Which means you have to practice off-hours?
N.H. - So the tunnels make more money off first-time flyers. People and their kids are looking for an experience. That makes more money than when we block it off per hour. But we train during the week, during the workday when people are at work or school. But the tunnel sponsors us to train there, and in turn, we outsource a lot of tunnel time to other skydivers. That’s a lot of extra hours that we’re giving to the tunnels, so in the end, it makes sense to have our training there.
Do you know the formations you’re going to be asked to perform beforehand? Or do you find out when you’re on sight?
N.H. - So every two years, the IPC—International Parachute Commission or whatever they’re called—give you a dive pool of thirty-eight specific formations that don’t change over those two years. So they draw then each round out of that hat of thirty-eight. You know the formations, you just don’t know which order they’ll come out.
So when you’re practicing, you’re just running everything as much as possible.
N.H. - Exactly. But there can be over two million combinations of formations, so there’s always a bit of a surprise.

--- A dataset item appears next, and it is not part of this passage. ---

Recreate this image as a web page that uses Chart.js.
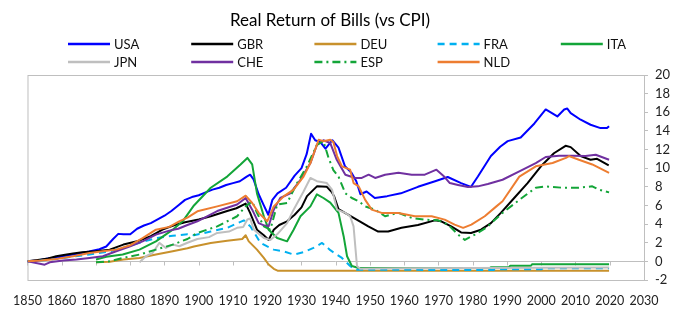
<!DOCTYPE html>
<html>
<head>
<meta charset="utf-8">
<script src="https://cdn.jsdelivr.net/npm/chart.js@4.4.0/dist/chart.umd.min.js"></script>
<style>
  html, body { margin: 0; padding: 0; background: #fff; }
  #wrap { width: 700px; height: 322px; }
</style>
</head>
<body>
<div id="wrap"><canvas id="billsChart" width="700" height="322"></canvas></div>
<script>
const chartTitle = 'Real Return of Bills (vs CPI)';
const xTicks = [1850, 1860, 1870, 1880, 1890, 1900, 1910, 1920, 1930, 1940, 1950, 1960, 1970, 1980, 1990, 2000, 2010, 2020, 2030];
const yTicks = [-2, 0, 2, 4, 6, 8, 10, 12, 14, 16, 18, 20];

const usaYears = [1850, 1853, 1856, 1859, 1862, 1865, 1868, 1871, 1873, 1875, 1876.5, 1878, 1880, 1882, 1884, 1886, 1888, 1890, 1892, 1894, 1896, 1898, 1900, 1902, 1904, 1906, 1908, 1910, 1912, 1914, 1915, 1916, 1917.5, 1919, 1920.3, 1921.5, 1923, 1925.5, 1928, 1930, 1931.5, 1932.8, 1934, 1935.5, 1937, 1939, 1940.8, 1942.7, 1944.6, 1946, 1947.2, 1949, 1951.4, 1955, 1959, 1964, 1969, 1972.7, 1976.6, 1979.5, 1981.5, 1985.3, 1988, 1990.2, 1994, 1998, 2001.3, 2004.7, 2006.7, 2007.6, 2008.6, 2011.5, 2014.4, 2017.3, 2019.2, 2019.8];
const usaVals = [0, 0.1, 0.3, 0.45, 0.65, 0.85, 1.05, 1.3, 1.6, 2.4, 2.95, 2.9, 2.9, 3.5, 3.85, 4.1, 4.5, 4.9, 5.4, 6.0, 6.6, 6.9, 7.1, 7.4, 7.7, 7.9, 8.2, 8.4, 8.6, 9.1, 9.3, 8.8, 7.2, 6.0, 5.0, 6.6, 7.3, 7.9, 9.2, 10.0, 11.5, 13.7, 13.0, 12.8, 12.1, 13.0, 12.2, 10.2, 9.5, 8.6, 7.2, 7.5, 6.8, 7.0, 7.3, 8.0, 8.6, 9.05, 8.4, 8.0, 9.1, 11.3, 12.3, 12.9, 13.3, 14.8, 16.3, 15.55, 16.3, 16.4, 15.9, 15.2, 14.66, 14.3, 14.3, 14.5];

const gbrYears = [1850, 1853, 1856, 1858.4, 1861, 1863.3, 1866, 1870, 1874, 1878, 1882, 1886, 1889.4, 1893, 1896, 1900, 1903.5, 1908.3, 1911, 1913.7, 1915, 1917, 1919, 1920.4, 1921.9, 1923.5, 1925.8, 1928, 1930, 1931.6, 1934.5, 1937.4, 1938.9, 1939.5, 1940.8, 1942.7, 1944.6, 1947, 1949.5, 1952.4, 1955.3, 1959.2, 1964, 1968.9, 1970.8, 1973.7, 1976.6, 1979.5, 1982.4, 1985.3, 1988.2, 1992.1, 1996, 1999.9, 2003.7, 2007.1, 2008.6, 2011.5, 2014.4, 2016.3, 2019.7];
const gbrVals = [0, 0.15, 0.3, 0.55, 0.7, 0.84, 0.98, 1.08, 1.26, 1.8, 2.15, 2.7, 3.4, 3.9, 4.2, 4.5, 4.85, 5.4, 5.7, 6.2, 5.2, 3.4, 2.8, 2.3, 3.4, 3.9, 4.3, 5.0, 5.8, 7.0, 8.05, 8.0, 7.4, 7.0, 5.6, 5.2, 4.8, 4.3, 3.75, 3.2, 3.2, 3.6, 3.9, 4.4, 4.3, 3.75, 3.1, 3.05, 3.4, 4.1, 5.2, 6.8, 8.4, 10.2, 11.6, 12.4, 12.26, 11.3, 10.9, 11.0, 10.3];

const deuYears = [1870, 1874, 1878, 1882.7, 1887.5, 1892.4, 1896.7, 1898.6, 1903.5, 1908.3, 1912.7, 1913.7, 1914.6, 1917, 1919, 1920.4, 1921.9, 1923, 2019.8];
const deuVals = [-0.1, -0.05, 0.2, 0.37, 0.73, 1.08, 1.4, 1.6, 1.98, 2.2, 2.4, 2.8, 2.15, 1.26, 0.37, -0.34, -0.8, -1.0, -1.0];

const fraYears = [1850, 1854, 1858.4, 1863, 1868.1, 1874, 1877.8, 1882.7, 1887.5, 1892.4, 1896.7, 1898.6, 1903.5, 1908.3, 1913.2, 1915.1, 1918, 1920, 1921.9, 1924.8, 1927.7, 1930.6, 1933.5, 1936, 1938.4, 1941.8, 1944.2, 1945.7, 1986, 1986.5, 2000, 2000.5, 2019.8];
const fraVals = [0, 0.1, 0.26, 0.5, 0.73, 1.08, 1.44, 1.98, 2.5, 2.75, 2.9, 2.8, 3.2, 3.6, 4.4, 3.75, 2.0, 1.6, 1.26, 1.08, 0.73, 0.98, 1.44, 1.98, 1.2, 0.37, -0.5, -0.9, -0.93, -0.85, -0.85, -0.75, -0.75];

const itaYears = [1870, 1873, 1877.8, 1882.7, 1887.5, 1892.4, 1895.3, 1898.6, 1903.5, 1908.3, 1912.2, 1914.2, 1915.6, 1917, 1919, 1920.4, 1922.9, 1925.8, 1927.7, 1929.7, 1932.6, 1934.5, 1936.4, 1938.4, 1940.8, 1942.3, 1943.3, 1944.7, 1946.7, 1985, 1985.3, 1990.6, 1990.9, 1997, 1997.3, 2019.8];
const itaVals = [0.2, 0.5, 0.73, 1.26, 2.15, 3.4, 4.3, 6.0, 7.9, 9.1, 10.4, 11.1, 10.4, 7.3, 4.84, 3.4, 2.5, 2.15, 3.4, 4.84, 5.9, 7.2, 6.8, 6.3, 5.2, 2.7, 0.55, -0.5, -0.72, -0.72, -0.62, -0.62, -0.47, -0.47, -0.32, -0.32];

const jpnYears = [1882.7, 1884.6, 1886.5, 1888.5, 1890.4, 1892.4, 1894.3, 1896.7, 1899.6, 1903, 1905.4, 1908.8, 1911.2, 1913, 1914.2, 1915, 1916.1, 1919, 1920.9, 1922.9, 1925.8, 1927.7, 1930.6, 1932.6, 1934.5, 1937.4, 1938.9, 1940.4, 1942.8, 1944.2, 1945.2, 1946.2, 1947.1, 1960, 2019.8];
const jpnVals = [-0.1, 0.55, 0.9, 1.98, 1.44, 1.8, 1.62, 2.0, 2.4, 2.6, 3.05, 3.2, 3.6, 3.7, 4.5, 4.6, 3.4, 2.5, 2.3, 2.9, 4.1, 5.55, 7.5, 8.95, 8.6, 8.4, 7.7, 5.55, 5.2, 4.84, 3.75, -0.5, -0.8, -0.75, -0.65];

const cheYears = [1850, 1853.6, 1855, 1856.5, 1860.4, 1864.3, 1868.1, 1872, 1875.9, 1879.8, 1883.6, 1887.5, 1891.4, 1894, 1896.7, 1899.6, 1905.4, 1911.2, 1913.7, 1915.6, 1917.5, 1919.2, 1920.4, 1921.9, 1923.8, 1926.7, 1929.7, 1932.6, 1934.5, 1936.4, 1938.4, 1940.3, 1942.8, 1945.7, 1947.6, 1949.6, 1951.5, 1954.4, 1958.3, 1962.2, 1966, 1969.4, 1971.4, 1973.3, 1975.7, 1978.6, 1981.5, 1984.4, 1988.7, 1993.6, 1998.4, 2001.3, 2005.2, 2009.1, 2012.9, 2015.9, 2019.8];
const cheVals = [0, -0.25, -0.36, -0.1, 0.1, 0.2, 0.37, 0.55, 1.08, 1.6, 2.15, 2.87, 3.3, 3.5, 3.9, 4.3, 5.4, 6.1, 6.8, 5.55, 4.1, 3.84, 3.76, 5.55, 6.8, 7.3, 8.76, 10.55, 12.5, 13.0, 12.7, 10.9, 9.3, 8.95, 8.95, 9.3, 8.95, 9.3, 9.5, 9.3, 9.3, 9.84, 9.2, 8.4, 8.2, 7.98, 8.05, 8.3, 8.76, 9.66, 10.55, 11.2, 11.34, 11.34, 11.3, 11.44, 10.9];

const espYears = [1870, 1874, 1877.8, 1882.7, 1887.5, 1892.4, 1896.7, 1899.6, 1905.4, 1911.2, 1913.7, 1915.6, 1917, 1919, 1920.9, 1922.9, 1925.8, 1928.7, 1931.6, 1934.5, 1936.4, 1937.9, 1939.3, 1940.8, 1942.8, 1944.7, 1946.7, 1948.6, 1951.5, 1954.4, 1958.3, 1962.2, 1966, 1969.9, 1972.8, 1975.7, 1977.7, 1980.6, 1983.9, 1988.7, 1993.6, 1998.4, 2001.3, 2006.2, 2011, 2014.9, 2016.8, 2019.8];
const espVals = [-0.1, 0.0, 0.37, 0.73, 1.26, 1.8, 2.4, 3.05, 3.76, 4.84, 5.9, 6.45, 5.2, 3.76, 3.4, 6.1, 6.26, 8.4, 10.2, 12.5, 12.9, 11.1, 9.8, 9.1, 7.3, 6.8, 6.45, 5.9, 5.55, 4.84, 5.2, 4.66, 4.48, 4.4, 3.94, 2.87, 2.3, 2.87, 3.6, 5.2, 6.6, 7.9, 8.05, 7.9, 7.9, 8.05, 7.7, 7.4];

const nldYears = [1850, 1854, 1858.4, 1863.3, 1868.1, 1872, 1875.9, 1879.8, 1883.6, 1887.5, 1891.4, 1894.3, 1896.7, 1899.6, 1905.4, 1911.2, 1913.7, 1915.6, 1917.5, 1920, 1921.9, 1924.8, 1927.7, 1930.6, 1932.6, 1935, 1936.4, 1938.4, 1939.3, 1940.4, 1941.8, 1944.2, 1945.2, 1946.7, 1948.6, 1950.5, 1953.4, 1958.3, 1963.1, 1968, 1971.8, 1974.7, 1977.2, 1979.6, 1983.5, 1986.9, 1988.7, 1993.6, 1998.4, 2003.3, 2007.2, 2008.1, 2011, 2014.9, 2019.8];
const nldVals = [0, 0.1, 0.26, 0.55, 0.9, 1.08, 1.26, 1.7, 2.5, 3.4, 3.7, 4.3, 4.7, 5.37, 5.9, 6.45, 7.05, 6.26, 5.2, 4.3, 5.9, 6.97, 7.7, 9.1, 10.55, 13.05, 12.9, 13.05, 12.8, 11.3, 10.2, 9.84, 8.4, 8.05, 6.6, 5.55, 5.2, 5.2, 4.84, 4.84, 4.48, 3.94, 3.6, 3.94, 4.84, 5.9, 6.45, 9.1, 10.2, 10.55, 11.1, 11.3, 10.9, 10.4, 9.5];

const series = [
    { label: 'USA', years: usaYears, values: usaVals, color: '#0000ff', dash: [] },
    { label: 'GBR', years: gbrYears, values: gbrVals, color: '#000000', dash: [] },
    { label: 'DEU', years: deuYears, values: deuVals, color: '#c8912c', dash: [] },
    { label: 'FRA', years: fraYears, values: fraVals, color: '#00b0f0', dash: [7, 5] },
    { label: 'ITA', years: itaYears, values: itaVals, color: '#13a538', dash: [] },
    { label: 'JPN', years: jpnYears, values: jpnVals, color: '#bfbfbf', dash: [] },
    { label: 'CHE', years: cheYears, values: cheVals, color: '#7030a0', dash: [] },
    { label: 'ESP', years: espYears, values: espVals, color: '#13a538', dash: [8, 4, 2, 4] },
    { label: 'NLD', years: nldYears, values: nldVals, color: '#ed7d31', dash: [] }
];

const FONT = 'Lato, sans-serif';
const GREY = '#bfbfbf';

// title, two-row legend, plot frame and the zero axis with its ticks
const frame = {
    id: 'frame',
    beforeDatasetsDraw(chart) {
        const { ctx, chartArea: a, scales } = chart;
        ctx.save();
        ctx.strokeStyle = GREY;
        ctx.lineWidth = 1;
        ctx.strokeRect(a.left + 0.5, a.top + 0.5, a.right - a.left, a.bottom - a.top);
        const y0 = Math.round(scales.y.getPixelForValue(0)) + 0.5;
        ctx.beginPath();
        ctx.moveTo(a.left, y0);
        ctx.lineTo(a.right, y0);
        xTicks.forEach(t => {
            const x = Math.round(scales.x.getPixelForValue(t)) + 0.5;
            ctx.moveTo(x, y0);
            ctx.lineTo(x, y0 + 4);
        });
        ctx.stroke();
        ctx.restore();
    },
    afterDraw(chart) {
        const { ctx } = chart;
        ctx.save();
        ctx.fillStyle = '#000';
        ctx.font = '17px ' + FONT;
        ctx.textAlign = 'center';
        ctx.textBaseline = 'middle';
        ctx.fillText(chartTitle, 330, 21);

        ctx.font = '13px ' + FONT;
        ctx.textAlign = 'left';
        chart.data.datasets.forEach((ds, i) => {
            const x0 = 68 + (i % 5) * 123.2;
            const y = i < 5 ? 44 : 62;
            ctx.strokeStyle = ds.borderColor;
            ctx.lineWidth = 2.7;
            ctx.setLineDash(ds.borderDash);
            ctx.beginPath();
            ctx.moveTo(x0, y);
            ctx.lineTo(x0 + 42, y);
            ctx.stroke();
            ctx.setLineDash([]);
            ctx.fillStyle = '#111';
            ctx.fillText(ds.label, x0 + 46, y + 1);
        });
        ctx.restore();
    }
};

document.addEventListener('DOMContentLoaded', function() {
    const ctx = document.getElementById('billsChart').getContext('2d');

    new Chart(ctx, {
        type: 'line',
        data: {
            datasets: series.map((s, i) => ({
                label: s.label,
                data: s.years.map((x, j) => ({ x, y: s.values[j] })),
                borderColor: s.color,
                backgroundColor: s.color,
                borderDash: s.dash,
                borderWidth: 2,
                borderJoinStyle: 'round',
                pointRadius: 0,
                tension: 0,
                fill: false,
                order: series.length - i
            }))
        },
        options: {
            responsive: false,
            animation: false,
            layout: { padding: { top: 75, left: 24, right: 0, bottom: 0 } },
            plugins: {
                legend: { display: false },
                title: { display: false },
                tooltip: { enabled: false }
            },
            scales: {
                x: {
                    type: 'linear',
                    min: 1850,
                    max: 2030,
                    afterBuildTicks: s => { s.ticks = xTicks.map(v => ({ value: v })); },
                    afterFit: s => { s.height = 42; },
                    ticks: {
                        callback: v => String(v),
                        autoSkip: false,
                        maxRotation: 0,
                        color: '#222',
                        padding: 13,
                        font: { family: FONT, size: 12.5 }
                    },
                    grid: { display: false, drawTicks: false },
                    border: { display: false }
                },
                y: {
                    position: 'right',
                    min: -2,
                    max: 20,
                    afterBuildTicks: s => { s.ticks = yTicks.map(v => ({ value: v })); },
                    afterFit: s => { s.width = 56; },
                    ticks: {
                        color: '#222',
                        padding: 7,
                        font: { family: FONT, size: 13 }
                    },
                    grid: { drawOnChartArea: false, drawTicks: true, tickLength: 4, color: GREY },
                    border: { display: true, color: GREY }
                }
            }
        },
        plugins: [frame]
    });
});
</script>
</body>
</html>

Is your cameraman practicing with you?
N.H. - Indoor, no. It’s just the four of us. But when we’re jumping out of planes, absolutely. The cameraman is the goalie of sorts when we’re jumping out of a plane. If he makes a mistake and we don’t have it on video, the whole team suffers.
What are your plans for the near and further future?
N.H. - Right now, we’re decompressing from the competition we just did in Spain. Still, we have to jump right back on the horse here in a week to get ready for the Indoor U.S. Nationals, which is going to be held at Paraclete XP in Fayetteville, North Carolina. That’s a significant hub for skydiving because it’s right next to Fort Bragg. After that, the next big competition is in Bedford, England, just north of London. That is the biggest tunnel competition by volume in the world. And then the fourth and final indoor competition is in Belgium in mid-April. That’ll crown the World Cup Champion. After that, we’ll have three outdoor competitions, which ends in November with the U.S. Nationals in Florida.